Biskind follows his characters into the '80s, but his tale essentially ends there. And he misses some important developments. First, while the big studios survived, they did so only by ceding power to outside entities. Yes, the studios still largely decide which films get funded and distributed to theaters. But they have increasingly relied on agents and independent production firms to make movies.
In the so-called Golden Age of the studios in the '30s and '40s, a studio contracted writers, directors, and actors, and assigned them to projects under the tight control of the studio head. Today, someone else is likely to put together a package of talent and bring it to the studio to try to get it funded. Depending on the size of the film and track record of the producer, the studio may have very little creative control over a film.

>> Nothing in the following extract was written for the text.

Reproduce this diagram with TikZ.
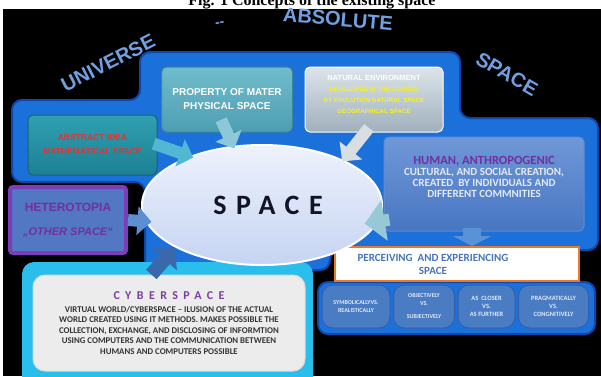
\documentclass[tikz,border=0pt]{standalone}
\usepackage{fontspec}
\setmainfont{Carlito}
\newfontfamily\arialfont{Liberation Sans}
\newfontfamily\captionfont{Liberation Serif}
\newfontfamily\trackedfont[LetterSpace=34]{Carlito}
\newfontfamily\widetrackedfont[LetterSpace=45]{Carlito}
\usetikzlibrary{arrows.meta,positioning,shapes.geometric}

\definecolor{plateblue}{RGB}{28,112,218}
\definecolor{plateedge}{RGB}{14,72,172}
\definecolor{arcblue}{RGB}{112,160,225}
\definecolor{tealtop}{RGB}{48,160,176}
\definecolor{tealbottom}{RGB}{28,128,148}
\definecolor{tealedge}{RGB}{22,100,118}
\definecolor{ideared}{RGB}{232,48,48}
\definecolor{mattertop}{RGB}{112,188,204}
\definecolor{matterbottom}{RGB}{78,158,178}
\definecolor{matteredge}{RGB}{62,132,152}
\definecolor{silvertop}{RGB}{220,228,234}
\definecolor{silverbottom}{RGB}{160,176,188}
\definecolor{natureyellow}{RGB}{246,240,40}
\definecolor{humantop}{RGB}{112,152,216}
\definecolor{humanbottom}{RGB}{72,118,194}
\definecolor{humanedge}{RGB}{96,140,210}
\definecolor{anthropurple}{RGB}{112,48,160}
\definecolor{heterofill}{RGB}{82,120,196}
\definecolor{heteroedge}{RGB}{124,62,184}
\definecolor{cyberframe}{RGB}{42,190,236}
\definecolor{cyberfill}{RGB}{236,236,236}
\definecolor{cybertext}{RGB}{52,52,52}
\definecolor{cyberpurple}{RGB}{122,62,162}
\definecolor{perceiveedge}{RGB}{232,122,42}
\definecolor{perceivetext}{RGB}{72,116,186}
\definecolor{rowfill}{RGB}{74,124,196}
\definecolor{rowedge}{RGB}{50,96,172}
\definecolor{rowtext}{RGB}{226,234,246}
\definecolor{spacetop}{RGB}{238,242,252}
\definecolor{spacebottom}{RGB}{198,212,242}
\definecolor{spaceink}{RGB}{16,20,36}
\definecolor{abstractarrow}{RGB}{80,184,210}
\definecolor{matterarrow}{RGB}{140,200,216}
\definecolor{naturearrow}{RGB}{216,222,226}
\definecolor{humanarrow}{RGB}{150,200,214}
\definecolor{heteroarrow}{RGB}{92,142,210}
\definecolor{cyberarrow}{RGB}{58,104,172}
\definecolor{rowarrow}{RGB}{90,146,216}

\tikzset{
  box/.style={rounded corners=5pt, line width=1pt, align=center, inner sep=2pt},
  rowbox/.style={box, rounded corners=11pt, fill=rowfill, draw=rowedge, text=rowtext,
    minimum height=43pt, font=\bfseries\fontsize{6}{7.5}\selectfont},
  arcword/.style={text=arcblue, font=\arialfont\bfseries\fontsize{20}{20}\selectfont},
  blockarrow/.style={line width=12pt, -{Triangle[length=14pt,width=28pt]}},
}

\begin{document}
\begin{tikzpicture}[x=1pt, y=-1pt]
  \useasboundingbox (0,0) rectangle (601,376);
  \fill[white] (0,0) rectangle (601,9);
  \fill[black] (3,9) rectangle (601,376);
  \begin{scope}
    \clip (0,0) rectangle (601,9);
    \node[anchor=base, font=\captionfont\bfseries\fontsize{16}{16}\selectfont] (caption) at (312,5) {Fig. 1 Concepts of the existing space};
  \end{scope}

  \node[arcword, rotate=27] (universe) at (108,63) {UNIVERSE};
  \node[arcword, rotate=10, font=\arialfont\bfseries\fontsize{14}{14}\selectfont] (dash) at (220,24) {--};
  \node[arcword, rotate=-5] (absolute) at (338,19) {ABSOLUTE};
  \node[arcword, rotate=-30] (spaceword) at (507,74) {SPACE};

  \filldraw[fill=plateblue, draw=plateedge, line width=2pt, rounded corners=10pt]
    (12,100) -- (140,100) -- (140,52) -- (460,52) -- (460,118) -- (598,118) -- (598,250)
    -- (330,250) -- (330,270) -- (145,270) -- (145,182) -- (12,182) -- cycle;
  \filldraw[fill=plateblue, draw=plateedge, line width=2pt, rounded corners=10pt] (318,282) rectangle (595,334);
  \fill[cyberframe, rounded corners=12pt] (22,262) rectangle (313,390);

  \node[box, minimum width=129pt, minimum height=60pt, top color=tealtop, bottom color=tealbottom, draw=tealedge,
    text=ideared, font=\arialfont\bfseries\fontsize{8.5}{14}\selectfont] (abstract) at (92.5,145) {ABSTRACT IDEA\\MATHEMATICAL SPACE};
  \node[box, minimum width=131pt, minimum height=65pt, top color=mattertop, bottom color=matterbottom, draw=matteredge,
    text=white, font=\arialfont\bfseries\fontsize{10}{14}\selectfont] (matter) at (227,99.5) {PROPERTY OF MATER\\PHYSICAL SPACE};
  \node[box, minimum width=138pt, minimum height=65pt, top color=silvertop, bottom color=silverbottom, draw=white] (natural) at (374,99.5) {};
  \node[align=center, text=natureyellow, font=\arialfont\bfseries\fontsize{6.2}{11}\selectfont] (naturaltext) at ([yshift=5.5pt]natural.center)
    {{\color{white}\fontsize{7.5}{11}\selectfont NATURAL ENVIRONMENT}\\DEVELOPED IN THE COURSE\\BY EVOLUTION NATURAL SPACE\\GEOGRAPHICAL SPACE};
  \node[box, minimum width=200pt, minimum height=94pt, top color=humantop, bottom color=humanbottom, draw=humanedge] (human) at (484,184) {};
  \node[align=center, text=rowtext, font=\bfseries\fontsize{11}{11}\selectfont] (humantext) at ([yshift=7pt]human.center)
    {{\color{anthropurple}\fontsize{12.5}{12}\selectfont HUMAN, ANTHROPOGENIC}\\CULTURAL, AND SOCIAL CREATION,\\CREATED~~BY INDIVIDUALS AND\\DIFFERENT COMMNITIES};
  \node[box, minimum width=116pt, minimum height=66pt, fill=heterofill, draw=heteroedge, line width=4pt, rounded corners=3pt,
    text=anthropurple, font=\arialfont\bfseries\fontsize{12}{24}\selectfont] (hetero) at (68,220) {HETEROTOPIA\\{\itshape\fontsize{11}{24}\selectfont „OTHER SPACE“}};
  \node[box, minimum width=272pt, minimum height=96pt, rounded corners=12pt, fill=cyberfill, draw=white!85!black,
    text=cybertext, font=\bfseries\fontsize{8.8}{10.5}\selectfont] (cyber) at (169,323)
    {{\widetrackedfont\color{cyberpurple}\fontsize{12}{12}\selectfont CYBERSPACE}\\[2pt]
     VIRTUAL WORLD/CYBERSPACE -- ILUSION OF THE ACTUAL\\WORLD CREATED USING IT METHODS. MAKES POSSIBLE THE\\
     COLLECTION, EXCHANGE, AND DISCLOSING OF INFORMTION\\USING COMPUTERS AND THE COMMUNICATION BETWEEN\\HUMANS AND COMPUTERS POSSIBLE};

  \node[box, rounded corners=0pt, minimum width=244pt, minimum height=34pt, fill=white, draw=perceiveedge, line width=2pt] (perceive) at (457,264) {};
  \node[align=center, text=perceivetext, font=\bfseries\fontsize{11}{13}\selectfont] (perceivetext) at ([xshift=-24pt]perceive.center)
    {PERCEIVING~~AND EXPERIENCING\\SPACE};

  \node[rowbox, minimum width=68pt] (symbolic) at (356,306.5) {SYMBOLICALLYVS.\\REALISTICALLY};
  \node[rowbox, minimum width=61pt, right=2.5pt of symbolic] (objective) {OBJECTIVELY\\VS.\\[6pt]SUBJECTIVELY};
  \node[rowbox, minimum width=57pt, right=2.5pt of objective, font=\bfseries\fontsize{6.5}{8}\selectfont] (closer) {AS~~CLOSER\\VS.\\AS FURTHER};
  \node[rowbox, minimum width=70pt, right=2.5pt of closer, font=\bfseries\fontsize{6.5}{8}\selectfont] (pragmatic) {PRAGMATICALLY\\VS.\\CONGNITIVELY};

  \node[ellipse, minimum width=240pt, minimum height=120pt, inner sep=0pt, top color=spacetop, bottom color=spacebottom,
    draw=white, line width=2pt, text=spaceink, font=\trackedfont\bfseries\fontsize{28}{28}\selectfont] (space) at (262,205) {\kern12pt SPACE};

  \draw[blockarrow, draw=abstractarrow, shorten <=-4pt, shorten >=-4pt] (abstract.east) -- (space.146);
  \draw[blockarrow, draw=matterarrow, shorten <=-14pt, shorten >=-3pt] (matter.south) -- (space.116);
  \draw[blockarrow, draw=naturearrow, shorten <=-6pt, shorten >=-2pt] (natural.255) -- (space.29);
  \draw[draw=humanarrow, line width=12pt, -{Triangle[length=20pt,width=40pt]}, shorten <=-6pt, shorten >=-14pt] (human.200) -- (space.-8);
  \draw[blockarrow, draw=heteroarrow, shorten >=-6pt] (hetero.east) -- (space.188);
  \draw[blockarrow, draw=cyberarrow, line width=14pt, -{Triangle[length=16pt,width=32pt]}] (cyber.110) -- (space.206);
  \draw[draw=rowarrow, line width=18pt, -{Triangle[length=10pt,width=38pt]}, shorten <=-4pt]
    ([xshift=-12pt]human.south) -- ([xshift=-12pt]human.south |- perceive.north);
\end{tikzpicture}
\end{document}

For a time, the system did seem geared to the big action blockbuster. But in the late 1980s, Miramax came along and showed that smaller films targeted at niche markets could earn a tidy profit. Studios responded by buying or starting their own art-house divisions. Now, there's room at the multiplex for The Full Monty as well as Titanic, for Boogie Nights on the screen next door to Men in Black.
Finally, by focusing on theatrical films, Biskind misses entirely the rise of cable and home video. If one counts made-for-TV movies and films that go straight to video, Hollywood makes more full-length features now than ever before. Granted, few of these films are classics. Sturgeon's Law, which holds that 90 percent of everything is crap, is especially true in Hollywood.
But along with Sturgeon's Law are rules of conduct recognized by Adam Smith. If the big studios have survived, it is because the people running them have been smart enough, over time, to adapt to a rapidly changing market, and to recognize that they can no longer gear their films to a few large audiences. Instead, they must now make a broad array of films for increasingly different and ever-changing tastes. Dennis Hopper did bury George Cukor, just as he promised he would at that long-ago party. Hopper was buried in his turn. Hollywood parties on.